The Atkinsons have an original Brewster painting of the Rev. Paul Coffin, first settled minister in Buxton. Royal Brewster married Coffin’s daughter, Dorcas.

The Rev. Paul Coffin painted by John Brewster Jr. Courtesy photo

Many of Brewster’s works are in museums and Beverly Atkinson said some Brewster paintings are valued more at more than $1 million.

“Besides his beautiful portraits, Brewster’s deafness is a huge part of why we’re attracted to the story,” LaVine said.

“So, a project that can include some of my favorite actors (who simply happen to be deaf) and tell a story about an individual who made a large contribution to art in the 1800s (who happens to be deaf) is great synchronicity,” LaVine said.

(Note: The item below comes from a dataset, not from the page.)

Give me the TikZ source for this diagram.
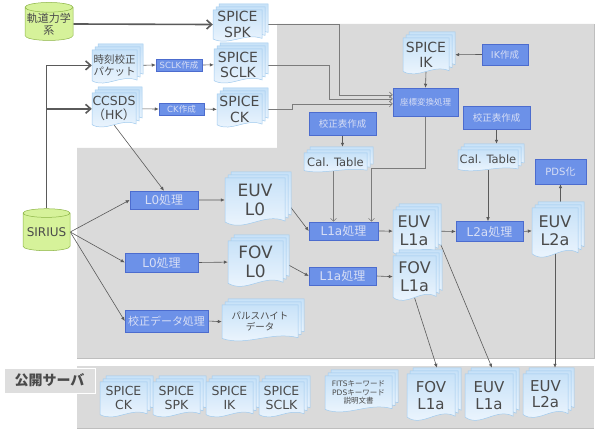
\documentclass[tikz,border=0pt]{standalone}
\usepackage{fontspec}
\setmainfont{DejaVu Sans}
\newfontfamily\jp{Noto Sans CJK JP}
\usetikzlibrary{arrows.meta,shapes.geometric}
\definecolor{GrayBg}{RGB}{218,218,218}
\definecolor{GrayEdge}{RGB}{190,190,190}
\definecolor{LabelBg}{RGB}{222,222,222}
\definecolor{BoxFill}{RGB}{108,145,232}
\definecolor{BoxLine}{RGB}{76,108,206}
\definecolor{BoxText}{RGB}{215,222,245}
\definecolor{DocTop}{RGB}{200,226,248}
\definecolor{DocBot}{RGB}{240,247,254}
\definecolor{DocLine}{RGB}{160,202,238}
\definecolor{DocText}{RGB}{74,74,74}
\definecolor{CylFill}{RGB}{214,242,154}
\definecolor{CylLine}{RGB}{140,180,70}
\definecolor{Wire}{RGB}{90,90,90}
\pgfdeclarelayer{bg}
\pgfdeclarelayer{wires}
\pgfsetlayers{bg,wires,main}
\newcommand{\fsz}[1]{\fontsize{#1}{\fpeval{round(1.12*#1,1)}}\selectfont}
% stack of three pages: name, x, y, width, height (front page), font, text
\newcommand{\docstack}[7]{%
  \foreach \o in {6,3,0}{%
    \pgfmathsetmacro\pgL{#2+\o}\pgfmathsetmacro\pgR{#2+#4+\o}\pgfmathsetmacro\pgT{#3-\o}
    \path[docpage] (\pgL,\pgT) -- (\pgR,\pgT) -- (\pgR,{\pgT+0.86*#5})
      .. controls ({\pgL+0.65*#4},{\pgT+0.68*#5}) and ({\pgL+0.32*#4},{\pgT+1.1*#5}) .. (\pgL,{\pgT+0.88*#5}) -- cycle;}
  \node[doctext,font=#6,minimum width=#4,minimum height={0.88*#5}] (#1) at ({#2+0.5*#4},{#3+0.44*#5}) {#7};
}

\begin{document}
\begin{tikzpicture}[x=1pt,y=-1pt,
  docpage/.style={top color=DocTop,bottom color=DocBot,draw=DocLine,line width=0.5pt},
  doctext/.style={text=DocText,align=center,inner sep=0pt},
  procbox/.style={draw=BoxLine,fill=BoxFill,text=BoxText,align=center,inner sep=0pt,line width=0.5pt},
  dbcyl/.style={cylinder,shape border rotate=90,aspect=0.22,draw=CylLine,fill=CylFill,text=DocText,align=center,inner sep=0pt,line width=0.5pt},
  thickarr/.style={draw=Wire,line width=1.6pt,-{Straight Barb[length=5pt,width=9pt]}},
  arr/.style={draw=Wire,line width=0.6pt,-{Latex[length=4pt,width=3.5pt]}},
  chev/.style={draw=Wire!80,line width=0.6pt,-{Straight Barb[length=3pt,width=6pt]}}]
\useasboundingbox (0,0) rectangle (598,430);

\begin{pgfonlayer}{bg}
\fill[GrayBg] (277,24) -- (594,24) -- (594,358) -- (77,358) -- (77,148) -- (277,148) -- cycle;
\draw[GrayEdge,line width=0.8pt] (77,358) -- (594,358) -- (594,24);
\fill[GrayBg] (77,366) rectangle (594,428);
\draw[GrayEdge,line width=0.8pt] (77,428) -- (594,428);
\end{pgfonlayer}

% sources
\node[dbcyl,minimum width=48,minimum height=38,font=\fsz{11}] (orbit) at (49,24) {{\jp 軌道力学}\\{\jp 系}};
\node[dbcyl,minimum width=47,minimum height=42,font=\fsz{12}] (sirius) at (46.5,232) {SIRIUS};

% SPICE kernels
\docstack{spk}{213}{10}{49}{33}{\fsz{14}}{SPICE\\SPK}
\docstack{jikoku}{92}{50}{45}{35}{\fsz{10.5}}{{\jp 時刻校正}\\{\jp パケット}}
\node[procbox,minimum width=46,minimum height=12,font=\fsz{8.5}] (sclkmk) at (179,65) {SCLK{\jp 作成}};
\docstack{sclk}{214}{49}{48}{36}{\fsz{14}}{SPICE\\SCLK}
\docstack{ccsds}{92}{93}{44}{36}{\fsz{12.5}}{CCSDS\\{\jp （}HK{\jp ）}}
\node[procbox,minimum width=45,minimum height=12,font=\fsz{8.5}] (ckmk) at (181.5,109) {CK{\jp 作成}};
\docstack{ck}{217}{94}{45}{35}{\fsz{14}}{SPICE\\CK}
\docstack{ik}{403}{38}{46}{38}{\fsz{14}}{SPICE\\IK}
\node[procbox,minimum width=46,minimum height=21,font=\fsz{9.5}] (ikmk) at (505,54.5) {IK{\jp 作成}};
\node[procbox,minimum width=65,minimum height=28,font=\fsz{8.5}] (coord) at (425.5,102) {{\jp 座標変換処理}};

% calibration tables
\node[procbox,minimum width=67,minimum height=23,font=\fsz{9.5}] (calmkL) at (342.5,123.5) {{\jp 校正表作成}};
\node[procbox,minimum width=67,minimum height=23,font=\fsz{9.5}] (calmkR) at (496.5,117.5) {{\jp 校正表作成}};
\docstack{calL}{304}{153}{63}{20}{\fsz{11.5}}{Cal. Table}
\docstack{calR}{458}{150}{60}{22}{\fsz{11.5}}{Cal. Table}
\node[procbox,minimum width=51,minimum height=25,font=\fsz{10}] (pds) at (560.5,171.5) {PDS{\jp 化}};

% processing chain
\node[procbox,minimum width=68,minimum height=18,font=\fsz{12}] (l0euv) at (164,200) {L0{\jp 処理}};
\node[procbox,minimum width=73,minimum height=19,font=\fsz{12}] (l0fov) at (161.5,262.5) {L0{\jp 処理}};
\node[procbox,minimum width=83,minimum height=22,font=\fsz{11}] (calproc) at (166.5,321) {{\jp 校正データ処理}};
\docstack{euvl0}{225}{178}{60}{50}{\fsz{17}}{EUV\\L0}
\docstack{fovl0}{228}{241}{55}{48}{\fsz{17}}{FOV\\L0}
\docstack{pulse}{222}{305}{76}{38}{\fsz{9.5}}{{\jp パルスハイト}\\{\jp データ}}
\node[procbox,minimum width=69,minimum height=18,font=\fsz{12}] (l1aeuv) at (343.5,231) {L1a{\jp 処理}};
\node[procbox,minimum width=67,minimum height=18,font=\fsz{12}] (l1afov) at (342.5,276) {L1a{\jp 処理}};
\docstack{euvla}{393}{210}{42}{48}{\fsz{16}}{EUV\\L1a}
\docstack{fovla}{393}{256}{43}{47}{\fsz{16}}{FOV\\L1a}
\node[procbox,minimum width=67,minimum height=20,font=\fsz{12}] (l2a) at (489.5,231.5) {L2a{\jp 処理}};
\docstack{euvlb}{532}{208}{46}{52}{\fsz{16}}{EUV\\L2a}

% public server
\node[fill=LabelBg,draw=white,line width=0.8pt,text=DocText,minimum width=91,minimum height=25,inner sep=0pt,font=\fsz{14}\jp\bfseries] (pub) at (49.5,380.5) {公開サーバ};
\docstack{pubck}{100}{382}{47}{37}{\fsz{12.5}}{SPICE\\CK}
\docstack{pubspk}{153}{382}{47}{37}{\fsz{12.5}}{SPICE\\SPK}
\docstack{pubik}{206}{382}{47}{37}{\fsz{12.5}}{SPICE\\IK}
\docstack{pubsclk}{259}{382}{45}{37}{\fsz{12.5}}{SPICE\\SCLK}
\docstack{fits}{325}{376}{67}{38}{\fsz{7.5}}{FITS{\jp キーワード}\\PDS{\jp キーワード}\\{\jp 説明文書}}
\docstack{pubfov}{407}{374}{48}{49}{\fsz{15}}{FOV\\L1a}
\docstack{pubeuvla}{465}{374}{48}{49}{\fsz{15}}{EUV\\L1a}
\docstack{pubeuvlb}{523}{374}{45}{46}{\fsz{15}}{EUV\\L2a}

\begin{pgfonlayer}{wires}
\draw[thickarr] (orbit.east) -- (spk.west);
\draw[thickarr] (sirius.north) |- (jikoku.west);
\draw[thickarr] (sirius.north) |- (ccsds.west);
\draw[arr] (jikoku.east) -- (sclkmk.west);
\draw[arr] (sclkmk.east) -- (sclk.west);
\draw[arr] (ccsds.east) -- (ckmk.west);
\draw[arr] (ckmk.east) -- (ck.west);
\draw[arr] (ccsds.south) -- (l0euv.north);
\draw[chev] (spk.east) -- ++(77,0) |- ([yshift=7pt]coord.west);
\draw[chev] (sclk.east) -- ++(67,0) |- ([yshift=3pt]coord.west);
\draw[chev] (ck.east) -- ++(30,0) |- ([yshift=-2pt]coord.west);
\draw[arr] (ikmk.west) -- ([xshift=6pt]ik.east);
\draw[arr] (ik.south) -- (coord.north);
\draw[chev] (coord.south) -- ++(0,52) -| ([xshift=28pt]l1aeuv.north);
\draw[arr] (calmkL.south) -- ([yshift=6pt]calmkL.south |- calL.north);
\draw[arr] (calmkR.south) -- ([yshift=6pt]calmkR.south |- calR.north);
\draw[chev] ([xshift=-10pt]l1aeuv.north |- calL.south) -- ([xshift=-10pt]l1aeuv.north);
\draw[arr] (calR.south) -- (calR.south |- l2a.north);
\draw[arr] (sirius.east) -- (l0euv.west);
\draw[arr] (sirius.east) -- (l0fov.west);
\draw[arr] (sirius.east) -- (calproc.west);
\draw[arr] (l0euv.east) -- (euvl0.west);
\draw[arr] (l0fov.east) -- (fovl0.west);
\draw[arr] (calproc.east) -- (pulse.west);
\draw[arr] (euvl0.east) -- (l1aeuv.west);
\draw[arr] (fovl0.east) -- (l1afov.west);
\draw[arr] (l1aeuv.east) -- (euvla.west);
\draw[arr] (l1afov.east) -- (fovla.west);
\draw[arr] (euvla.east) -- (l2a.west);
\draw[arr] (l2a.east) -- (euvlb.west);
\draw[arr] (pds.south |- euvlb.north) -- (pds.south);
\draw[arr] (euvla.east) -- ([xshift=3pt,yshift=6pt]pubeuvla.north);
\draw[arr] (fovla.south) -- ([xshift=6pt,yshift=6pt]pubfov.north);
\draw[arr] (euvlb.south) -- ([yshift=6pt]euvlb.south |- pubeuvlb.north);
\end{pgfonlayer}
\end{tikzpicture}
\end{document}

LaVine directed a film, “Wild Prairie Rose,” with a deaf character role and Berenson was a cast member. LaVine has directed eight films and more than 300 professional plays.

They also want to focus on the women and children in Brewster’s portraits as they were less heralded than the men he painted, she said.

“The story will pivot around Brewster, but through his lens we hope to learn more about the amazing ladies and children less known,” LaVine said.

The mission now is to land funding for a film.

A film could be shot locally. “Buxton is amazing,” LaVine said. “Buxton is point and shoot beautiful.”

Local talent would likely be included. “We want the making of the film to be a community event that embraces our new friends and Brewster’s real world,” she said.

In their research, LaVine credits Hill with providing information that will help shape their story. She praised the Atkinsons as gracious and generous.

“We didn’t want to leave,” LaVine said. “If all goes well, and we can get some funding, we hope to be back soon.”